The voices that encouraged Carleen Anderson to go ahead and make the great neo-soul album she is capable of should be happy: she only half listened to them. "Soul Providence" can't just be defined by the term "neo-soul" particularly in its sometimes limited though well -intentioned form that we sometimes see it in commercially. Instead Carleen has followed her own voice and musical path: taking soul as a starting point to unite elements of "neo-soul", blues, jazz , even some gospel and Latin in an album that is polished and organic at the same time. I even hear some '70's soul in the basslines in "Little Wouldn't I Do". I may be wrong, but one thing I know: she puts it all together wonderfully.

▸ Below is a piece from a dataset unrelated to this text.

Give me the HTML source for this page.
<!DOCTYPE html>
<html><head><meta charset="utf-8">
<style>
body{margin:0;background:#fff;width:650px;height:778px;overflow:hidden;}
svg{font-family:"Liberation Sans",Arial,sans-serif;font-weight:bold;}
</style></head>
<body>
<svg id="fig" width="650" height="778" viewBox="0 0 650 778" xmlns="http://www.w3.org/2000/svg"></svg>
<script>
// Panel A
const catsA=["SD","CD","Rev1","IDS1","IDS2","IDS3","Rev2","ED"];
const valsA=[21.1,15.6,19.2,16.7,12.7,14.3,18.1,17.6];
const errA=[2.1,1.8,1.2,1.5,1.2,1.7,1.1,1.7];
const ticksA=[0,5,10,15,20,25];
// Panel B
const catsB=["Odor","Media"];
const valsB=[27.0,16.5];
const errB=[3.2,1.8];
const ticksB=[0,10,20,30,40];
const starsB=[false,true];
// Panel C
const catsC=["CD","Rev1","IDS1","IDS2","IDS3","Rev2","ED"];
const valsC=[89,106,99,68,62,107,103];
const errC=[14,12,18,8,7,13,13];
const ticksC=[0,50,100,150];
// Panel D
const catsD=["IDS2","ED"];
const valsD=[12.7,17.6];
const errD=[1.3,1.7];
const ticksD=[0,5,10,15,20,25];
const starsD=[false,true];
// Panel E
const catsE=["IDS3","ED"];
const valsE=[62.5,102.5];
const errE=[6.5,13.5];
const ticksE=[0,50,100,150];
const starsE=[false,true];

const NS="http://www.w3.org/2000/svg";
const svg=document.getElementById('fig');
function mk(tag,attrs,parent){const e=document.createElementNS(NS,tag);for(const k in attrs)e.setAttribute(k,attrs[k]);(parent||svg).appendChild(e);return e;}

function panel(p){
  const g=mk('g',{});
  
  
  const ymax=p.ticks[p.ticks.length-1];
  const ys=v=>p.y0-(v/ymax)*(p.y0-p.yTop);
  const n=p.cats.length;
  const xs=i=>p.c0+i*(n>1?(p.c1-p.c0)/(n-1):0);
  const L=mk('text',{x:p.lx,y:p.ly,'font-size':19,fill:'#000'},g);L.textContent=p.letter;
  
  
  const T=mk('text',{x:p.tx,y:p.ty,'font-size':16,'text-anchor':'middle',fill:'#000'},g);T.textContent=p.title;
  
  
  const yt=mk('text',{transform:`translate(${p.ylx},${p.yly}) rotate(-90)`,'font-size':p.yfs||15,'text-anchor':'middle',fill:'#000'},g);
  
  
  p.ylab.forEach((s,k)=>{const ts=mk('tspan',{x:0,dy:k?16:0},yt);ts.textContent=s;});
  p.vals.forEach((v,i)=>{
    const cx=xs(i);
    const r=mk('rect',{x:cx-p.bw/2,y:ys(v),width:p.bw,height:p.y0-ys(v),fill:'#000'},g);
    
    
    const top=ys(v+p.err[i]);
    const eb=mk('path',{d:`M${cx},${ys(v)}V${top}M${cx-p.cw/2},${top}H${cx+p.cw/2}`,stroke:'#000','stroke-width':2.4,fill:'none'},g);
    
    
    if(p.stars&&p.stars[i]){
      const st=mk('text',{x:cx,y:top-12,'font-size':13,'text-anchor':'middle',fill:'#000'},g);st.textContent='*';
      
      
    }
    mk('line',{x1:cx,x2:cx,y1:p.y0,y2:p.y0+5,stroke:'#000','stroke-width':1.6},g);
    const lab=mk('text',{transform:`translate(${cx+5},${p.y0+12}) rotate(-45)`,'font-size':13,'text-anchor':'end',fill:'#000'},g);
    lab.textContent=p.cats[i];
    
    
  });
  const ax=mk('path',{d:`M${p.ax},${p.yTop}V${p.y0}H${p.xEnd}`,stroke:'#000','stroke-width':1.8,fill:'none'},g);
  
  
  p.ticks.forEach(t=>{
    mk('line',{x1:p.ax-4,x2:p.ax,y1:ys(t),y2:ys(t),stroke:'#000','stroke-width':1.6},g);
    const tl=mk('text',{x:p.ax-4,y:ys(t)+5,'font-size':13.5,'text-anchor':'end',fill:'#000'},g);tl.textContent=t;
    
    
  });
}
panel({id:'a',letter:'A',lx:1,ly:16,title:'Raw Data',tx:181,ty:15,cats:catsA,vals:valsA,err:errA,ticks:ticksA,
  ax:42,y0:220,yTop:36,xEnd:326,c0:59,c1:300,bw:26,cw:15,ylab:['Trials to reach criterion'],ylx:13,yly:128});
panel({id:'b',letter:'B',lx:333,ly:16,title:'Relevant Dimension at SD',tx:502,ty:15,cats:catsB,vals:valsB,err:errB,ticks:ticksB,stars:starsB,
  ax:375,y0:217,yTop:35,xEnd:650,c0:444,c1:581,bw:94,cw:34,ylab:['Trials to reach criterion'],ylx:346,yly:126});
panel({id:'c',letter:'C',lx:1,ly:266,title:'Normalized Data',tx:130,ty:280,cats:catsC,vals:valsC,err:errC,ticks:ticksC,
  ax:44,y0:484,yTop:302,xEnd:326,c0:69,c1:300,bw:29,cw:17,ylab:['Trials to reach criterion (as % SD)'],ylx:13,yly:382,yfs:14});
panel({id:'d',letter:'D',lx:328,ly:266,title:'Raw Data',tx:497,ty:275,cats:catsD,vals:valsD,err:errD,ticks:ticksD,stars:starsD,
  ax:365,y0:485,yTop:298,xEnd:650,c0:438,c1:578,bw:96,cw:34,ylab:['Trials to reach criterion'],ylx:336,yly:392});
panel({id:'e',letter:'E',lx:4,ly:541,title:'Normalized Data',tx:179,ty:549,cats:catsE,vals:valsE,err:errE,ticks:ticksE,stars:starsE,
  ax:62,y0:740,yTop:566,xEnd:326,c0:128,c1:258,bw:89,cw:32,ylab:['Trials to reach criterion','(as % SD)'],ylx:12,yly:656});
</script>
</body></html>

The horns add a special touch with Carleen's tight harmonies bringing it all together (with the help of friends like Paul Weller and Jocelyn Brown) : it doesn't have a "don't take this out of the studio" feel, but sounds like the kind of album and performance you'd love to see live --especially but not exclusively "My Door is Open". If that song doesn't get you to move (with the fantastic horn section) --play it again: it eventually will.
Some may think this album should have been recorded after "True Spirit" but I disagree: I don't see her musical vision here as solely owing to that first solo effort but a progression that also reveals elements of "Blessed Burden" ("Just Like Me" for example takes me back to her second album) and "Alberta's Granddaughter". It's the album that came at the right time, where all the elements come together in a cohesive whole that is still diverse: a difficult feat that many an artist wishes s/he could pull off. As it says in the liner notes: "Patience finds Soul Providence, neither too late, nor too soon."

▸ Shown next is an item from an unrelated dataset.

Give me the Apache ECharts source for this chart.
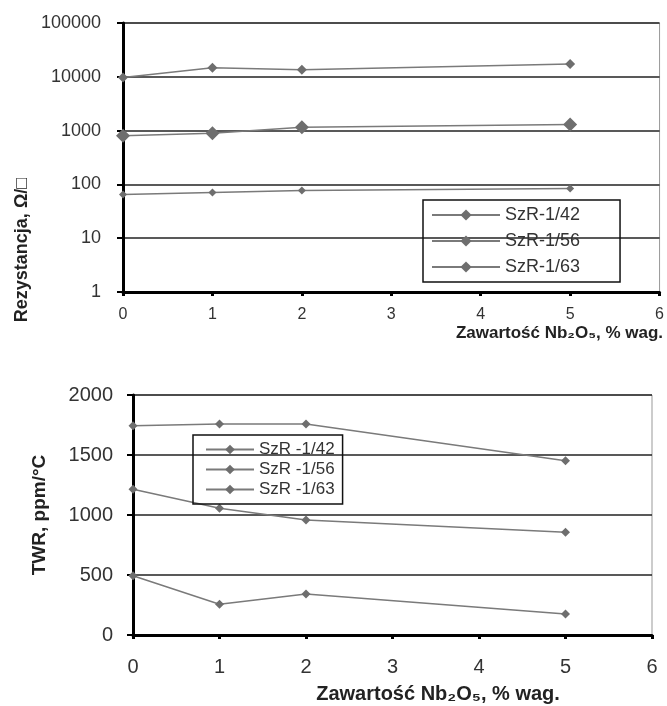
<!DOCTYPE html>
<html>
    <head>
        <meta charset="utf-8" />
        <script src="https://cdn.jsdelivr.net/npm/echarts@6/dist/echarts.min.js"></script>
        <style>
            html,
            body {
                margin: 0;
                padding: 0;
                background: #fff;
            }
            #main {
                width: 667px;
                height: 706px;
            }
        </style>
    </head>
    <body>
        <div id="main"></div>
        <script>
            // Nb2O5 content, % wt.
            var xValues = [0, 1, 2, 5];

            // top chart: sheet resistance (log scale)
            var resNames = ["SzR-1/42", "SzR-1/56", "SzR-1/63"];
            var res42 = [65, 71, 77, 84];
            var res56 = [805, 890, 1155, 1295];
            var res63 = [9700, 14750, 13500, 17300];

            // bottom chart: TCR
            var twrNames = ["SzR -1/42", "SzR -1/56", "SzR -1/63"];
            var twr42 = [1744, 1758, 1758, 1452];
            var twr56 = [1214, 1056, 958, 856];
            var twr63 = [494, 256, 342, 175];

            var xTitle = "Zawartość Nb₂O₅, % wag.";
            var resTitle = "Rezystancja, Ω/□";
            var twrTitle = "TWR, ppm/°C";

            var sans = "'Liberation Sans', Arial, sans-serif";
            var lineColor = "#7a7a7a";

            function pairs(ys) {
                var out = [];
                for (var i = 0; i < xValues.length; i++) {
                    out.push([xValues[i], ys[i]]);
                }
                return out;
            }

            function makeSeries(name, ys, idx, size) {
                return {
                    name: name,
                    type: "line",
                    xAxisIndex: idx,
                    yAxisIndex: idx,
                    data: pairs(ys),
                    symbol: "diamond",
                    symbolSize: size,
                    lineStyle: { color: lineColor, width: 1.5 },
                    itemStyle: { color: "#6e6e6e" },
                    animation: false,
                };
            }

            function plain(v) {
                return String(Math.round(v));
            }

            var axisLineStyle = { show: true, lineStyle: { color: "#000", width: 3 } };

            var chart = echarts.init(document.getElementById("main"));
            chart.setOption({
                animation: false,
                grid: [
                    {
                        left: 123,
                        right: 4,
                        top: 23,
                        height: 269,
                        show: true,
                        borderColor: "#999",
                        borderWidth: 1,
                    },
                    {
                        left: 133,
                        right: 15,
                        top: 395,
                        height: 240,
                        show: true,
                        borderColor: "#999",
                        borderWidth: 1,
                    },
                ],
                xAxis: [
                    {
                        gridIndex: 0,
                        type: "value",
                        min: 0,
                        max: 6,
                        interval: 1,
                        axisLine: axisLineStyle,
                        axisTick: { show: true, length: 4, lineStyle: { color: "#000", width: 3 } },
                        splitLine: { show: false },
                        axisLabel: { color: "#333", fontSize: 16, margin: 15, fontFamily: sans },
                    },
                    {
                        gridIndex: 1,
                        type: "value",
                        min: 0,
                        max: 6,
                        interval: 1,
                        axisLine: axisLineStyle,
                        axisTick: { show: true, length: 4, lineStyle: { color: "#000", width: 3 } },
                        splitLine: { show: false },
                        axisLabel: { color: "#333", fontSize: 20, margin: 22, fontFamily: sans },
                    },
                ],
                yAxis: [
                    {
                        gridIndex: 0,
                        type: "log",
                        logBase: 10,
                        min: 1,
                        max: 100000,
                        axisLine: axisLineStyle,
                        axisTick: { show: true, length: 6, lineStyle: { color: "#000", width: 2 } },
                        splitLine: { show: true, lineStyle: { color: "#222", width: 1.5 } },
                        axisLabel: {
                            color: "#333",
                            fontSize: 18,
                            margin: 22,
                            fontFamily: sans,
                            formatter: plain,
                        },
                    },
                    {
                        gridIndex: 1,
                        type: "value",
                        min: 0,
                        max: 2000,
                        interval: 500,
                        axisLine: axisLineStyle,
                        axisTick: { show: true, length: 6, lineStyle: { color: "#000", width: 2 } },
                        splitLine: { show: true, lineStyle: { color: "#222", width: 1.5 } },
                        axisLabel: { color: "#333", fontSize: 20, margin: 20, fontFamily: sans, formatter: plain },
                    },
                ],
                legend: [
                    {
                        data: resNames,
                        orient: "vertical",
                        left: 423,
                        top: 200,
                        padding: [6, 40, 6, 8],
                        itemGap: 8,
                        itemWidth: 68,
                        itemHeight: 14,
                        borderColor: "#111",
                        borderWidth: 1.5,
                        textStyle: { color: "#333", fontSize: 18, fontFamily: sans },
                    },
                    {
                        data: twrNames,
                        orient: "vertical",
                        left: 193,
                        top: 435,
                        padding: [6, 8, 6, 12],
                        itemGap: 3,
                        itemWidth: 48,
                        itemHeight: 12,
                        borderColor: "#111",
                        borderWidth: 1.5,
                        textStyle: { color: "#333", fontSize: 17, fontFamily: sans },
                    },
                ],
                series: [
                    makeSeries(resNames[0], res42, 0, 8),
                    makeSeries(resNames[1], res56, 0, 14),
                    makeSeries(resNames[2], res63, 0, 10),
                    makeSeries(twrNames[0], twr42, 1, 9),
                    makeSeries(twrNames[1], twr56, 1, 9),
                    makeSeries(twrNames[2], twr63, 1, 9),
                ],
                graphic: [
                    {
                        type: "text",
                        right: 4,
                        top: 325,
                        style: {
                            text: xTitle,
                            fill: "#222",
                            font: "bold 17px " + sans,
                        },
                    },
                    {
                        type: "text",
                        x: 22,
                        y: 250,
                        rotation: Math.PI / 2,
                        style: {
                            text: resTitle,
                            fill: "#222",
                            font: "bold 18px " + sans,
                            align: "center",
                            verticalAlign: "middle",
                        },
                    },
                    {
                        type: "text",
                        x: 438,
                        y: 694,
                        style: {
                            text: xTitle,
                            fill: "#222",
                            font: "bold 20px " + sans,
                            align: "center",
                            verticalAlign: "middle",
                        },
                    },
                    {
                        type: "text",
                        x: 40,
                        y: 515,
                        rotation: Math.PI / 2,
                        style: {
                            text: twrTitle,
                            fill: "#222",
                            font: "bold 19px " + sans,
                            align: "center",
                            verticalAlign: "middle",
                        },
                    },
                ],
            });
        </script>
    </body>
</html>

On top of it all, as usual, Carleen's lyrics make you feel good about life and particularly about love, in all its forms. "Whose Business" is a particularly timely statement about the freedom of love. Her ending (as in her other albums) is encouragement for her listener: no matter how hard things get "Onwards & Forwards". With this perfect blend of her musical vision and a voice that deftly blends her rich alto with the boundless soprano Carleen has assured that her career will do the same. Do yourself a favor, pick this album up and share in Carleen's "soul stream". You won't regret it.